Question

How do you express $\sin \left( {3\theta } \right)$ in terms of trigonometric functions of $\theta $.

Answer 1

Hint: The given problem requires us to express the sine of angle $\left( {3\theta } \right)$ in terms of trigonometric functions of angle $\theta $. So, we will first use the compound angle formulae of sine to expand the expression of $\sin \left( {3\theta } \right)$. Then, we will use the double angle formulae of sine and cosine to get to the required answer. Double angle formulae for sine and cosine are: $\sin \left( {2x} \right) = 2\sin (x)\cos (x)$ and \[\cos \left( {2x} \right) = \left( {1 - 2{{\sin }^2}x} \right) = \left( {2{{\cos }^2}x - 1} \right)\] respectively.
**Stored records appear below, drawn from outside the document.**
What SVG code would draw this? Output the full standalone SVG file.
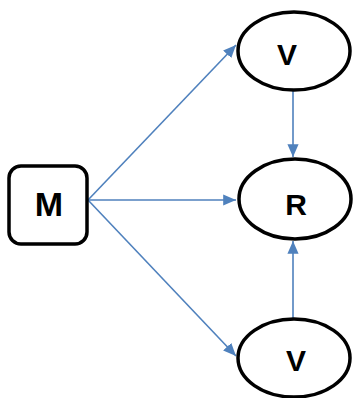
<svg xmlns="http://www.w3.org/2000/svg" width="355" height="398" viewBox="0 0 355 398">
<style>
.node{fill:#fff;stroke:#000;stroke-width:3.5}
.lbl{font-family:"Liberation Sans",Arial,sans-serif;font-weight:bold;font-size:30px;text-anchor:middle;fill:#000}
.big{font-size:34px}
.edge{stroke:#4f81bd;stroke-width:1.6;fill:none;marker-end:url(#ah)}
</style>
<defs>
<marker id="ah" markerWidth="8" markerHeight="7" refX="8" refY="3.5" orient="auto" markerUnits="strokeWidth">
<path d="M0,0 L8,3.5 L0,7 z" fill="#4f81bd"/>
</marker>
</defs>
<rect width="355" height="398" fill="#fff"/>
<g id="connectors">
<line class="edge" x1="88" y1="200" x2="236" y2="45"/>
<line class="edge" x1="88" y1="200" x2="236" y2="200"/>
<line class="edge" x1="88" y1="200" x2="236" y2="356"/>
<line class="edge" x1="293" y1="91" x2="293" y2="157"/>
<line class="edge" x1="293" y1="322" x2="293" y2="241"/>
</g>
<g id="node-M">
<rect class="node" x="9" y="166" width="78" height="78" rx="12"/>
<text class="lbl big" x="49" y="216">M</text>
</g>
<g id="node-V1">
<ellipse class="node" cx="294" cy="51" rx="56" ry="39"/>
<text class="lbl" x="287" y="65">V</text>
</g>
<g id="node-R">
<ellipse class="node" cx="295" cy="199" rx="56" ry="40"/>
<text class="lbl" x="296" y="215">R</text>
</g>
<g id="node-V2">
<ellipse class="node" cx="294" cy="358" rx="56" ry="39"/>
<text class="lbl" x="296" y="371">V</text>
</g>
</svg>
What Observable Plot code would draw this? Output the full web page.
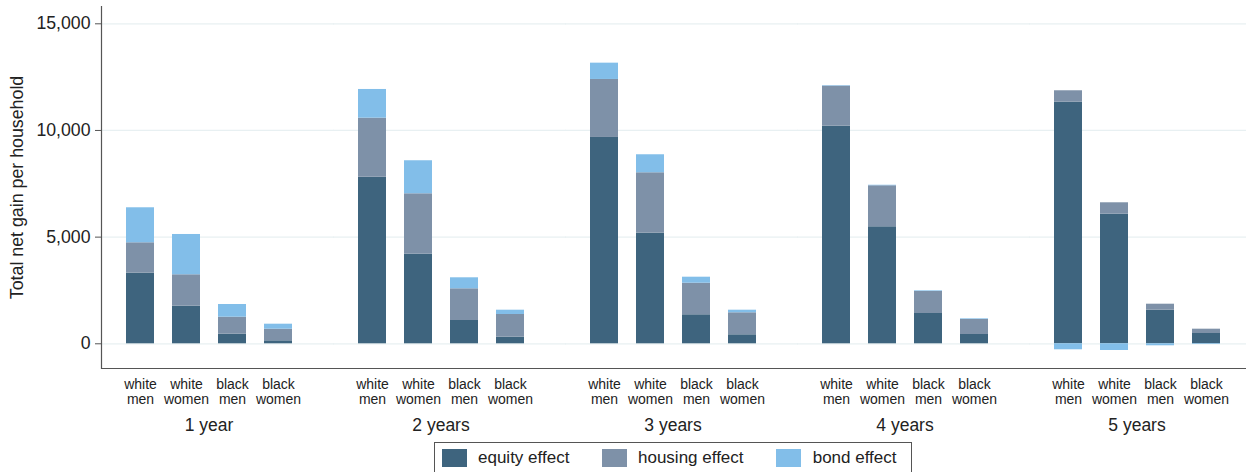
<!DOCTYPE html>
<html>
<head>
<meta charset="utf-8">
<script src="https://cdn.jsdelivr.net/npm/d3@7"></script>
<script src="https://cdn.jsdelivr.net/npm/@observablehq/plot@0.6"></script>
<style>
  html, body { margin: 0; padding: 0; background: #fff; }
  body { font-family: "Liberation Sans", Arial, sans-serif; width: 1246px; height: 472px; overflow: hidden; }
  #chart svg { display: block; }
  #legend { position: relative; margin-left: 434px; margin-top: 2px; width: 476px; height: 40px; border: 1px solid #555; box-sizing: content-box; }
  #legend .sw { position: absolute; top: 6px; width: 25px; height: 18px; }
  #legend .lb { position: absolute; top: 6px; line-height: 18px; font-size: 17px; color: #222; white-space: nowrap; }
</style>
</head>
<body>
<div id="chart"></div>
<div id="legend"></div>
<script>
const years = ["1 year", "2 years", "3 years", "4 years", "5 years"];
const groups = ["white men", "white women", "black men", "black women"];
const effects = ["equity effect", "housing effect", "bond effect"];
const colors = ["#3e647e", "#7e91a8", "#82bee9"];

// values per year (rows) and group (columns)
const equity = [
  [3310, 1763, 450, 140],
  [7811, 4201, 1092, 309],
  [9672, 5185, 1360, 422],
  [10202, 5485, 1420, 436],
  [11327, 6076, 1575, 483]
];
const housing = [
  [1425, 1472, 797, 545],
  [2766, 2831, 1486, 1065],
  [2719, 2832, 1481, 1031],
  [1875, 1922, 1032, 703],
  [534, 534, 281, 202]
];
const bond = [
  [1641, 1889, 595, 234],
  [1345, 1548, 516, 201],
  [764, 844, 281, 122],
  [25, 25, 30, 30],
  [-281, -314, -94, -30]
];
const yTicks = [0, 5000, 10000, 15000];
const yDomain = [-1158, 15811];
const yLabel = "Total net gain per household";

const series = [equity, housing, bond];
const data = [];
years.forEach((year, i) => {
  groups.forEach((group, j) => {
    effects.forEach((effect, k) => {
      data.push({year, group, effect, value: series[k][i][j]});
    });
  });
});

const fxPad = 0.075;
const plotW = 1246 - 100 - 1;
const gap = plotW / (years.length - fxPad) * fxPad;

const chart = Plot.plot({
  width: 1246,
  height: 440,
  marginTop: 6,
  marginBottom: 72,
  marginLeft: 100,
  marginRight: 1,
  style: {fontFamily: "'Liberation Sans', Arial, sans-serif", background: "#fff", color: "#222"},
  fx: {domain: years, paddingInner: fxPad, paddingOuter: 0, label: null},
  x: {domain: groups, paddingInner: 0.4, paddingOuter: 0.512, label: null},
  y: {domain: yDomain, label: null},
  color: {domain: effects, range: colors},
  marks: [
    Plot.ruleY(yTicks, {stroke: "#e8f0f2", strokeWidth: 1.2, insetRight: -gap - 0.5}),
    Plot.barY(data, {fx: "year", x: "group", y: "value", fill: "effect"}),
    Plot.ruleY([yDomain[0]], {stroke: "#555", strokeWidth: 1.2, insetRight: -gap - 0.5}),
    Plot.frame({anchor: "left", stroke: "#555", strokeWidth: 1.2, facet: "super"}),
    Plot.text([yLabel], {text: d => d, frameAnchor: "left", textAnchor: "middle", rotate: -90, dx: -84, fontSize: 17.8, fill: "#222", facet: "super"}),
    Plot.axisY(yTicks, {
      tickSize: 6, tickPadding: 5, tickFormat: d3.format(","), fontSize: 17.7,
      stroke: "#555", fill: "#222", label: null
    }),
    Plot.axisX({
      tickSize: 0, tickPadding: 10, fontSize: 14, lineHeight: 1.05, fill: "#222",
      tickFormat: d => d.replace(" ", "\n"), label: null
    }),
    Plot.axisFx({anchor: "bottom", tickSize: 0, tickPadding: 50, fontSize: 17.5, fill: "#222", label: null})
  ]
});
document.getElementById("chart").appendChild(chart);

const legend = document.getElementById("legend");
const swLeft = [6.7, 166.7, 341];
const lbLeft = [43, 203, 377.7];
effects.forEach((e, k) => {
  const sw = document.createElement("div");
  sw.className = "sw";
  sw.style.left = swLeft[k] + "px";
  sw.style.background = colors[k];
  legend.appendChild(sw);
  const lb = document.createElement("div");
  lb.className = "lb";
  lb.style.left = lbLeft[k] + "px";
  lb.textContent = e;
  legend.appendChild(lb);
});
</script>
</body>
</html>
Complete step-by-step answer:
For simplifying $\sin \left( {3\theta } \right)$ to trigonometric functions of unit $\theta $, we first use the compound angle formulae of sine to convert $\sin \left( {3\theta } \right)$ to trigonometric functions of unit $\left( {2\theta } \right)$ and $\theta $. So, we know the compound angle formula for the sum of two angles is $\sin \left( {A + B} \right) = \sin A\cos B + \cos A\sin B$. So, first splitting up the angle in two parts, we get,
$\sin \left( {3\theta } \right) = \sin \left( {2\theta + \theta } \right)$
Now, using the compound angle formula, we get,
$ \Rightarrow \sin \left( {3\theta } \right) = \sin 2\theta \cos \theta + \cos 2\theta \sin \theta $
Now, we have the expression of $\sin \left( {3\theta } \right)$ in terms of trigonometric functions of $\theta $ and $\left( {2\theta } \right)$. So, we will convert the functions involving the angle $\left( {2\theta } \right)$ into trigonometric functions involving angle $\theta $ using the double angle formulae of sine and cosine. We know that the double angle formulae of sine and cosine are: $\sin \left( {2x} \right) = 2\sin (x)\cos (x)$ and \[\cos \left( {2x} \right) = \left( {1 - 2{{\sin }^2}x} \right) = \left( {2{{\cos }^2}x - 1} \right)\] respectively. So, we get,
$ \Rightarrow \sin \left( {3\theta } \right) = \left( {2\sin \theta \cos \theta } \right)\cos \theta + \left( {1 - 2{{\sin }^2}\theta } \right)\sin \theta $
Now, simplifying the expression, we get,
\[ \Rightarrow \sin \left( {3\theta } \right) = 2\sin \theta {\cos ^2}\theta + \sin \theta - 2{\sin ^3}\theta \]
Now, we use the trigonometric identity \[{\cos ^2}\theta + {\sin ^2}\theta = 1\]. So, we get,
\[ \Rightarrow \sin \left( {3\theta } \right) = 2\sin \theta \left( {1 - {{\sin }^2}\theta } \right) + \sin \theta - 2{\sin ^3}\theta \]
Opening the brackets, we get,
\[ \Rightarrow \sin \left( {3\theta } \right) = 2\sin \theta - 2{\sin ^3}\theta + \sin \theta - 2{\sin ^3}\theta \]
Adding up the like terms, we get,
\[ \Rightarrow \sin \left( {3\theta } \right) = 3\sin \theta - 4{\sin ^3}\theta \]
Hence, $\sin \left( {3\theta } \right)$ in terms of trigonometric functions of unit $\theta $ is$\left( {3\sin \theta - 4{{\sin }^3}\theta } \right)$.

Note: The above question can also be solved by using compound angle formulae instead of double angle formulae such as $\sin (A + B) = \left( {\sin A\cos B + \cos A\sin B} \right)$ and $\cos (A + B) = \left( {\cos A\cos B - \sin A\sin B} \right)$. This method can also be used to get to the answer of the given problem but involves more calculations. We must take care of simplifying rules and calculations while solving such problems.